Bomb sites remain across this scenic country from the 2008 Russo-Georgian War, yet many Georgians remain proud of their revolutionary son Stalin (who apparently never liked to be reminded of his birthplace when living and ruling from Moscow).
Yet, the central feature of Gori remains the museum, where you can buy from its shop coasters with photos of Stalin, mini busts of Stalin and postcards of the reviled dictator.
There are other points of interest in and around Gori, in particular Uplistsikhe, an ancient fortress carved into rock about a 20-minute drive from Gori.
[Tibilisi] is the capital of the Caucasus, the Tsar’s wild, mountainous viceroyalty between the Black and Caspian seas, a cauldron of fierce and proud people. Historian Simon Sebag Montefiore
Probably the main attraction in Georgia is its capital, Tbilisi, which lies on the banks of the Kura River.
Tourism here is under-developed and there is much to explore for the tourist seeking something different.
Start at the historic Yerevan, or Freedom Square, known as Beria Square and Lenin Square during the Soviet era and the scene of Stalin’s infamous bank heist in 1907.
Then, 40 people were killed when a bank stagecoach was ambushed and from which Stalin escaped with 340,000 rubles.
The square, a good place to get one’s bearings, is guarded by a gold statue of St George and serves as a monument to the country’s independence.
The city is overlooked by the Holy Trinity Cathedral, a Georgian Orthodox church built over 10 years from 1995 and designed to reflect the country’s national and spiritual revival after years living under Soviet authority (Georgia gained its independence from the former Soviet Unon in 1991).
Look on the other side of the city and you will see Mtatsminda Amusement Park, perched 770 metres above Tbilisi and the city’s highest point.
Take the funicular and wander around the 100 hectares of rides, cafes, a ferris wheel and picnic places.
Long before Stalin and Soviet politics, the Great Silk Road connecting China with the Mediterranean traversed Georgia and Tbilisi.
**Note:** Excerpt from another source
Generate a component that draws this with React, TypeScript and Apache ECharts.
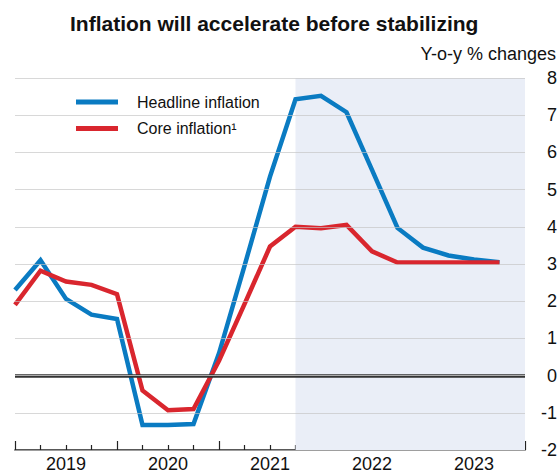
import React, { useEffect, useRef } from "react";
import * as echarts from "echarts";

const quarters = [
  "2019Q1", "2019Q2", "2019Q3", "2019Q4",
  "2020Q1", "2020Q2", "2020Q3", "2020Q4",
  "2021Q1", "2021Q2", "2021Q3", "2021Q4",
  "2022Q1", "2022Q2", "2022Q3", "2022Q4",
  "2023Q1", "2023Q2", "2023Q3", "2023Q4",
];
const years = ["2019", "2020", "2021", "2022", "2023"];
const headline = [2.3, 3.1, 2.06, 1.64, 1.52, -1.33, -1.33, -1.3, 0.6, 2.95, 5.35, 7.43, 7.52, 7.08, 5.53, 3.97, 3.44, 3.23, 3.12, 3.05];
const core = [1.9, 2.82, 2.53, 2.44, 2.19, -0.4, -0.93, -0.9, 0.4, 1.92, 3.47, 4.0, 3.96, 4.05, 3.34, 3.04, 3.04, 3.04, 3.04, 3.04];
const forecastStartIndex = 11;
const yTicks = { min: -2, max: 8, interval: 1 };

const FONT = "'Liberation Sans', Arial, Helvetica, sans-serif";

export default function App() {
  const ref = useRef<HTMLDivElement>(null);
  useEffect(() => {
    if (!ref.current) return;
    const chart = echarts.init(ref.current, null, { renderer: "svg" });
    const toPairs = (arr: number[]) => arr.map((v, i) => [i, v]);
    chart.setOption({
      animation: false,
      backgroundColor: "#ffffff",
      textStyle: { fontFamily: FONT },
      title: {
        text: "Inflation will accelerate before stabilizing",
        left: 65,
        top: 8,
        textStyle: { fontFamily: FONT, fontSize: 21, fontWeight: "bold", color: "#111" },
      },
      graphic: [
        {
          type: "text",
          right: 4,
          top: 45,
          style: { text: "Y-o-y % changes", font: `18px ${FONT}`, fill: "#111" },
        },
      ],
      legend: {
        data: ["Headline inflation", "Core inflation¹"],
        orient: "vertical",
        left: 71,
        top: 89,
        itemGap: 10.6,
        itemWidth: 42,
        itemHeight: 5,
        icon: "rect",
        textStyle: { fontFamily: FONT, fontSize: 16, color: "#111", lineHeight: 16, padding: [0, 0, 0, 14] },
      },
      grid: { left: 15, right: 27, top: 78, bottom: 23, containLabel: false },
      xAxis: [
        {
          type: "value",
          min: 0,
          max: quarters.length,
          interval: 4,
          axisLine: { show: true, onZero: false, lineStyle: { color: "#222", width: 1.5 } },
          axisTick: { show: true, inside: true, length: 9, lineStyle: { color: "#222", width: 1.2 } },
          minorTick: { show: true, splitNumber: 4, length: 5, lineStyle: { color: "#222", width: 1.2 } },
          axisLabel: { show: false },
          splitLine: { show: false },
        },
        {
          type: "value",
          position: "bottom",
          offset: 0,
          min: 0,
          max: quarters.length,
          interval: 2,
          axisLine: { show: false, onZero: false },
          axisTick: { show: false },
          splitLine: { show: false },
          axisLabel: {
            show: true,
            margin: 5,
            fontSize: 18,
            color: "#111",
            fontFamily: FONT,
            formatter: (v: number) => (v % 4 === 2 ? years[(v - 2) / 4] : ""),
          },
        },
      ],
      yAxis: {
        type: "value",
        position: "right",
        min: yTicks.min,
        max: yTicks.max,
        interval: yTicks.interval,
        z: 5,
        axisLine: { show: false },
        axisTick: { show: false },
        axisLabel: { fontSize: 18, color: "#111", fontFamily: FONT, align: "right", margin: 32 },
        splitLine: { show: true, lineStyle: { color: "rgba(195,195,195,0.65)", width: 1.2 } },
      },
      series: [
        {
          type: "line",
          name: "shade",
          data: [],
          z: 1,
          silent: true,
          markArea: {
            silent: true,
            itemStyle: { color: "#eaeef7" },
            data: [[{ xAxis: forecastStartIndex }, { xAxis: quarters.length }]],
          },
        },
        {
          type: "line",
          name: "Headline inflation",
          data: toPairs(headline),
          showSymbol: false,
          color: "#0a7bc2",
          lineStyle: { width: 4.5, color: "#0a7bc2", join: "miter" },
          z: 3,
        },
        {
          type: "line",
          name: "Core inflation¹",
          data: toPairs(core),
          showSymbol: false,
          color: "#d9262e",
          lineStyle: { width: 4.5, color: "#d9262e", join: "miter" },
          z: 4,
        },
        {
          type: "line",
          name: "zero",
          data: [],
          z: 6,
          silent: true,
          markLine: {
            silent: true,
            symbol: "none",
            label: { show: false },
            data: [
              { yAxis: 0, lineStyle: { color: "#333", width: 3.5, type: "solid" } },
              { yAxis: 0, lineStyle: { color: "#aaa", width: 1, type: "solid" } },
            ],
          },
        },
      ],
    });
    return () => chart.dispose();
  }, []);
  return (
    <div
      ref={ref}
      style={{ position: "absolute", left: 0, top: 0, width: 560, height: 473 }}
    />
  );
}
It brought Byzantine and oriental culture to the country, and this is reflected in Georgia’s cuisine.
Cafes and restaurants have sprung up along the narrow streets of Tbilisi’s Old Town.
Tarragon, flat parsley, walnuts and garlic are commonly used in Persian-inspired dishes such as Khinkali,Georgian dumplings and Lobio, or bean soup.
Georgia is famous for its wines (viticulture dates back 8000 years in the region).
Have dinner in one of the cafes and after, visit the Rezo Gabriadze Puppet Theatre.
This tiny space with just 80 seats has a miniature stage where puppets and marionettes bring to life Georgia’s history in satirical plays.
Georgia might not be on every tourist’s radar, however a visit to this rich and proud country will stay with you.